I am looking at a toro 1132 (11hp, 32") snowblower. I have a 27" john deere right now, but was maybe thinking of trying a toro. I have never had a toro, but I was hoping that maybe this would be better than my MTD manufactured John Deere TRS 27. Sometimes I think it should throw the wet snow better than it does. It seems to throw the fluffy stuff fine. Maybe I just have expectations that are too high! Anyway, I am wanting to know if the toro 1132 powershift is a good move. It has the briggs engine, is that bad or good? It also has the powershift option, is that bad or good? I can buy it for $250, it is a 1994 according to the serial number. I'm sure it's not in perfect condition, but it does start and function. Right now it is at a repair shop and the owener never paid the bill, so the are selling it. This particular repair shop is small, and they deal in ariens equipment. I was thinking $250 was a steal on a blower this size, especially with TORO stamped on it. Looking for all the pros and cons of this model. Thanks!!


----------



## detdrbuzzard

well if you lived around here $250 for an 1132 would be a darn good price but i couldn't say if it would throw wet snow any better. i know my signature, just picked up the 826 last spring and the 521 about three weeks ago and haven't had enough snow to use either. toro products have been good and held up for me


----------



## Pythons37

I don't know where you live. I live in NH. My 10 HP Noma with a 27" bucket is too big, most of the time. It did a great job with this Nemo storm, but it's hard to fill the bucket and move the snow very far with less than 6" or so. That's one of the reasons it won't push slush very well. Just too bloody big. I'd keep what you have and get a smaller single stage for the slush and under 6" storms. That's what I'm going to do. 27" is pretty big.
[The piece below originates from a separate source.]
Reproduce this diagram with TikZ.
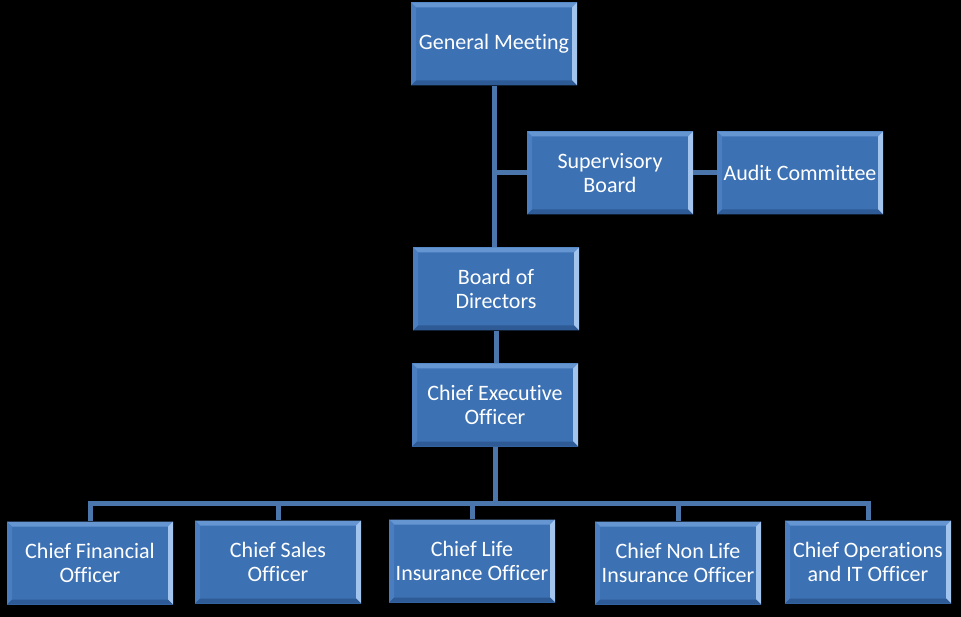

These blowers are like boats. The difference between a 27 foot boat and a 30 foot boat is huge. Same with these things.


----------



## nt40lanman

Let me throw this bit of bitterness in here. The 828 Powershift I'm working on now has a "peerless" gear trans instead of the old friction disk style. The trans broke a gear when the chain jumped and now I'm pickled. Also, it has the old B&S style engine and they have discontinued the starter and this engine is a bear to start cold.


----------



## UNDERTAKER

nt40lanman said:


> let me throw this bit of bitterness in here. The 828 powershift i'm working on now has a "peerless" gear trans instead of the old friction disk style. The trans broke a gear when the chain jumped and now i'm pickled. Also, it has the old b&s style engine and they have discontinued the starter and this engine is a bear to start cold.


 johnson hardware in bloomington mn. Has a few


----------